Energy efficient robots based on structures with tensegrity features and cable-driven mechanisms

Abstract

The paper presents concept of energy efficient motion control of robots and other machines based on structures with tensegrity features and/or cable-driven mechanisms. The essence of concept is generalization of so called eigenmotion idea for these multi-DOF complex mechanisms. The term eigenmotion here refers to a motion of a mechanism in which the constant sum of kinetic and potential energy is maximally preserved. The operation of the drives is ideally used only to eliminate passive resistances and to minimize deviations of motion from the required trajectory. The main advantage of mechanisms with tensegrity features and cable-driven ones is a relatively high number of elements such as springs, active cables or variable bodies, whose energy absorbing properties can be suitably adjusted during design and some also continuously during operation.
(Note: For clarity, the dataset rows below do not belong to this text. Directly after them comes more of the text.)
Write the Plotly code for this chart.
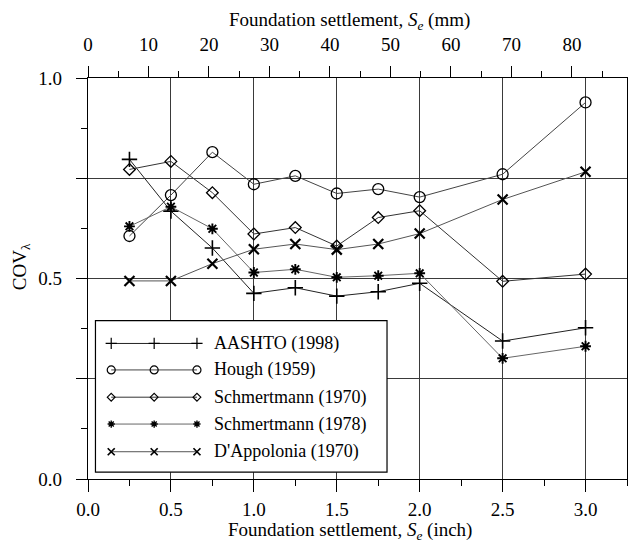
import plotly.graph_objects as go

# ---- data ----
settlement_in = [0.25, 0.5, 0.75, 1.0, 1.25, 1.5, 1.75, 2.0, 2.5, 3.0]
aashto_1998 = [0.797, 0.668, 0.576, 0.463, 0.477, 0.456, 0.467, 0.488, 0.344, 0.377]
hough_1959 = [0.606, 0.708, 0.815, 0.735, 0.756, 0.712, 0.723, 0.703, 0.760, 0.939]
schmertmann_1970 = [0.772, 0.792, 0.714, 0.611, 0.627, 0.581, 0.652, 0.669, 0.493, 0.511]
schmertmann_1978 = [0.630, 0.679, 0.624, 0.515, 0.523, 0.503, 0.507, 0.513, 0.301, 0.331]
dappolonia_1970 = [0.494, 0.494, 0.537, 0.573, 0.586, 0.572, 0.586, 0.612, 0.697, 0.766]

series_names = ["AASHTO (1998)", "Hough (1959)", "Schmertmann (1970)",
                "Schmertmann (1978)", "D'Appolonia (1970)"]
series_values = [aashto_1998, hough_1959, schmertmann_1970, schmertmann_1978, dappolonia_1970]

x_ticks_in = [0.0, 0.5, 1.0, 1.5, 2.0, 2.5, 3.0]
x_ticks_mm = [0, 10, 20, 30, 40, 50, 60, 70, 80]
y_ticks = [0.0, 0.25, 0.5, 0.75, 1.0]
y_tick_text = ["0.0", "", "0.5", "", "1.0"]

title_bottom = "Foundation settlement, <i>S</i><sub><i>e</i></sub> (inch)"
title_top = "Foundation settlement, <i>S</i><sub><i>e</i></sub> (mm)"
title_y = "COV<sub>λ</sub>"

# ---- styles ----
FONT = "Liberation Serif, Times New Roman, serif"
styles = [
    dict(symbol="cross-thin-open", size=11, lw=1.6, color="#222222"),
    dict(symbol="circle-open", size=11, lw=1.3, color="#444444"),
    dict(symbol="diamond-open", size=9, lw=1.3, color="#333333"),
    dict(symbol="asterisk-open", size=9, lw=1.9, color="#666666"),
    dict(symbol="x-thin-open", size=10, lw=2.2, color="#555555"),
]

fig = go.Figure()
for name, vals, st in zip(series_names, series_values, styles):
    fig.add_trace(go.Scatter(
        x=settlement_in, y=vals, mode="lines+markers", name=name, showlegend=False,
        line=dict(color=st["color"], width=1),
        marker=dict(symbol=st["symbol"], size=st["size"], color="black",
                    line=dict(color="black", width=st["lw"])),
    ))

# top (mm) axis needs a trace to be drawn: invisible markers at its tick values
fig.add_trace(go.Scatter(x=x_ticks_mm, y=[0.0] * len(x_ticks_mm), xaxis="x2", yaxis="y",
                         mode="markers", marker=dict(opacity=0), showlegend=False,
                         hoverinfo="skip"))

# ---- hand-made legend (three markers per line, as in the reference) ----
leg_x = [0.140, 0.399, 0.657]
leg_y = [0.338, 0.272, 0.204, 0.137, 0.068]
for name, st, ly in zip(series_names, styles, leg_y):
    fig.add_trace(go.Scatter(
        x=leg_x, y=[ly] * len(leg_x), mode="lines+markers", showlegend=False,
        hoverinfo="skip",
        line=dict(color=st["color"], width=1),
        marker=dict(symbol=st["symbol"], size=st["size"] - 3, color="black",
                    line=dict(color="black", width=max(1.2, st["lw"] - 0.5))),
    ))
    fig.add_annotation(x=0.745, y=ly, xref="x", yref="y", text=name, showarrow=False,
                       xanchor="left", yanchor="middle",
                       font=dict(family=FONT, size=18, color="black"))

fig.add_shape(type="rect", xref="x", yref="y", x0=0.045, x1=1.803, y0=0.017, y1=0.395,
              line=dict(color="black", width=1.2), fillcolor="white", layer="between")

# ---- axis titles as annotations (exact placement like the reference) ----
fig.add_annotation(text=title_bottom, xref="paper", yref="paper", x=0.486, y=-0.1646,
                   xanchor="center", yanchor="bottom", showarrow=False,
                   font=dict(family=FONT, size=19, color="black"))
fig.add_annotation(text=title_top, xref="paper", yref="paper", x=0.486, y=1.142,
                   xanchor="center", yanchor="middle", showarrow=False,
                   font=dict(family=FONT, size=19, color="black"))
fig.add_annotation(text=title_y, xref="paper", yref="paper", x=-0.123, y=0.53,
                   xanchor="center", yanchor="middle", textangle=-90, showarrow=False,
                   font=dict(family=FONT, size=19, color="black"))

fig.update_layout(
    width=632, height=545,
    margin=dict(l=88, r=5, t=78, b=66),
    paper_bgcolor="white", plot_bgcolor="white",
    font=dict(family=FONT, size=19, color="black"),
    showlegend=False,
    xaxis=dict(
        range=[0, 3.25], tickvals=x_ticks_in, ticktext=[f"{v:.1f}" for v in x_ticks_in],
        ticks="outside", ticklen=12, tickwidth=1.2, tickcolor="black",
        minor=dict(dtick=0.25, tick0=0, ticks="outside", ticklen=6, tickcolor="black",
                   tickwidth=1, showgrid=False),
        showgrid=True, gridcolor="#3a3a3a", gridwidth=1,
        showline=True, linecolor="black", linewidth=1.4, zeroline=False,
        ticklabelstandoff=1, tickfont=dict(size=19),
    ),
    xaxis2=dict(
        overlaying="x", side="top", anchor="y", range=[0, 89.1],
        tickvals=x_ticks_mm, ticktext=[str(v) for v in x_ticks_mm],
        ticks="outside", ticklen=11, tickwidth=1.2, tickcolor="black",
        minor=dict(dtick=5, tick0=0, ticks="outside", ticklen=6, tickcolor="black",
                   tickwidth=1, showgrid=False),
        showgrid=False, showline=True, linecolor="black", linewidth=1.4, zeroline=False,
        ticklabelstandoff=7, tickfont=dict(size=19),
    ),
    yaxis=dict(
        range=[0, 1.0], tickvals=y_ticks, ticktext=y_tick_text,
        ticks="outside", ticklen=11, tickwidth=1.2, tickcolor="black",
        minor=dict(dtick=0.125, tick0=0, ticks="outside", ticklen=6, tickcolor="black",
                   tickwidth=1, showgrid=False),
        showgrid=True, gridcolor="#3a3a3a", gridwidth=1,
        showline=True, linecolor="black", linewidth=1.4, mirror=True, zeroline=False,
        ticklabelstandoff=10, tickfont=dict(size=19),
    ),
)

fig.write_html("out.html", config={"displayModeBar": False},
               post_script="document.body.style.margin='0';document.body.style.padding='0';")
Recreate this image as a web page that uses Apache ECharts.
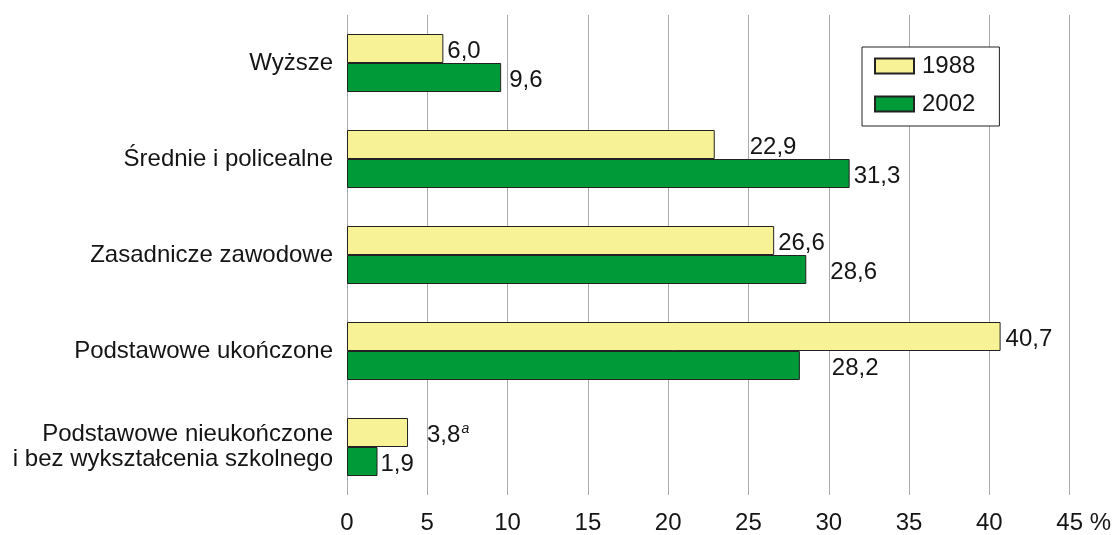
<!DOCTYPE html>
<html>
<head>
<meta charset="utf-8">
<script src="https://cdn.jsdelivr.net/npm/echarts@6/dist/echarts.min.js"></script>
<style>
  html, body { margin: 0; padding: 0; background: #ffffff; }
  #chart { width: 1114px; height: 535px; }
</style>
</head>
<body>
<div id="chart"></div>
<script>
// ---- data ----
const categories = [
  'Wyższe',
  'Średnie i policealne',
  'Zasadnicze zawodowe',
  'Podstawowe ukończone',
  'Podstawowe nieukończone\ni bez wykształcenia szkolnego'
];
const seriesNames = ['1988', '2002'];
const values1988 = [6.0, 22.9, 26.6, 40.7, 3.8];
const values2002 = [9.6, 31.3, 28.6, 28.2, 1.9];
const notes1988 = ['', '', '', '', 'a'];
const notes2002 = ['', '', '', '', ''];
const xTicks = [0, 5, 10, 15, 20, 25, 30, 35, 40, 45];
const xUnit = '%';

// ---- layout / style (label gaps from bar ends, px) ----
const gap1988 = [4, 35, 4, 5, 19];
const gap2002 = [8, 4, 24, 32, 3];

const FONT = '"Liberation Sans", Arial, Helvetica, sans-serif';
const FS = 24;
const TEXT = '#151515';

function fmtLabel(notes) {
  return function (p) {
    const s = p.value.toFixed(1).replace('.', ',');
    const n = notes[p.dataIndex];
    return n ? '{v|' + s + '}{sup|' + n + '}' : '{v|' + s + '}';
  };
}

function buildData(vals, gaps) {
  return vals.map((v, i) => ({ value: v, label: { distance: gaps[i] } }));
}

const labelRich = {
  v: { fontFamily: FONT, fontSize: FS, color: TEXT },
  sup: { fontFamily: FONT, fontSize: 14, fontStyle: 'italic', color: TEXT, padding: [0, 0, 12, 1] }
};

const chart = echarts.init(document.getElementById('chart'), null, { renderer: 'canvas' });

const option = {
  backgroundColor: '#ffffff',
  animation: false,
  grid: { left: 347, right: 37, top: 15, bottom: 38, containLabel: false },
  legend: {
    orient: 'vertical',
    left: 862,
    top: 47,
    data: seriesNames,
    backgroundColor: '#ffffff',
    borderColor: '#222222',
    borderWidth: 1,
    borderRadius: 0,
    padding: [7, 24, 10, 12],
    itemGap: 14,
    itemWidth: 39,
    itemHeight: 15,
    icon: 'rect',
    textStyle: { fontFamily: FONT, fontSize: FS, lineHeight: 23, color: TEXT, padding: [0, 0, 0, 3] }
  },
  xAxis: {
    type: 'value',
    min: xTicks[0],
    max: xTicks[xTicks.length - 1],
    interval: xTicks[1] - xTicks[0],
    axisLine: { show: false },
    axisTick: { show: false },
    splitLine: { show: true, lineStyle: { color: '#ababab', width: 1 } },
    axisLabel: {
      fontFamily: FONT,
      fontSize: FS,
      color: TEXT,
      margin: 16,
      showMaxLabel: true,
      formatter: function (v) {
        if (v === xTicks[xTicks.length - 1]) return '{a|' + v + '}{b| ' + xUnit + '}';
        return String(v);
      },
      rich: {
        a: { fontFamily: FONT, fontSize: FS, color: TEXT, padding: [0, 0, 0, 28] },
        b: { fontFamily: FONT, fontSize: FS, color: TEXT }
      }
    }
  },
  yAxis: {
    type: 'category',
    data: categories,
    inverse: true,
    axisLine: { show: false },
    axisTick: { show: false },
    splitLine: { show: false },
    axisLabel: {
      fontFamily: FONT,
      fontSize: FS,
      lineHeight: 25,
      color: TEXT,
      margin: 14,
      align: 'right'
    }
  },
  series: [
    {
      name: seriesNames[0],
      type: 'bar',
      data: buildData(values1988, gap1988),
      barWidth: 29,
      barGap: '0%',
      itemStyle: { color: '#f8f296', borderColor: '#222222', borderWidth: 1 },
      label: {
        show: true,
        position: 'right',
        offset: [0, 3],
        formatter: fmtLabel(notes1988),
        rich: labelRich
      }
    },
    {
      name: seriesNames[1],
      type: 'bar',
      data: buildData(values2002, gap2002),
      barWidth: 29,
      barGap: '0%',
      itemStyle: { color: '#009a38', borderColor: '#222222', borderWidth: 1 },
      label: {
        show: true,
        position: 'right',
        offset: [0, 3],
        formatter: fmtLabel(notes2002),
        rich: labelRich
      }
    }
  ]
};

chart.setOption(option);
</script>
</body>
</html>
The variability of attainable eigenmotion trajectories of these types of mechanisms can be further extended thanks to number of drives higher than number of end-effector degrees of freedom. The concept is demonstrated on two planar systems, one structure with tensegrity features and one serial–parallel cable-driven robot. The examples show the optimization of the parameters to achieve the eigenmotion properties on the given trajectories, as well as the change of the eigenmotion trajectory by changing the adjustable parameters. The final control of mechanical models along energy efficient trajectories is realized by computed torque control method.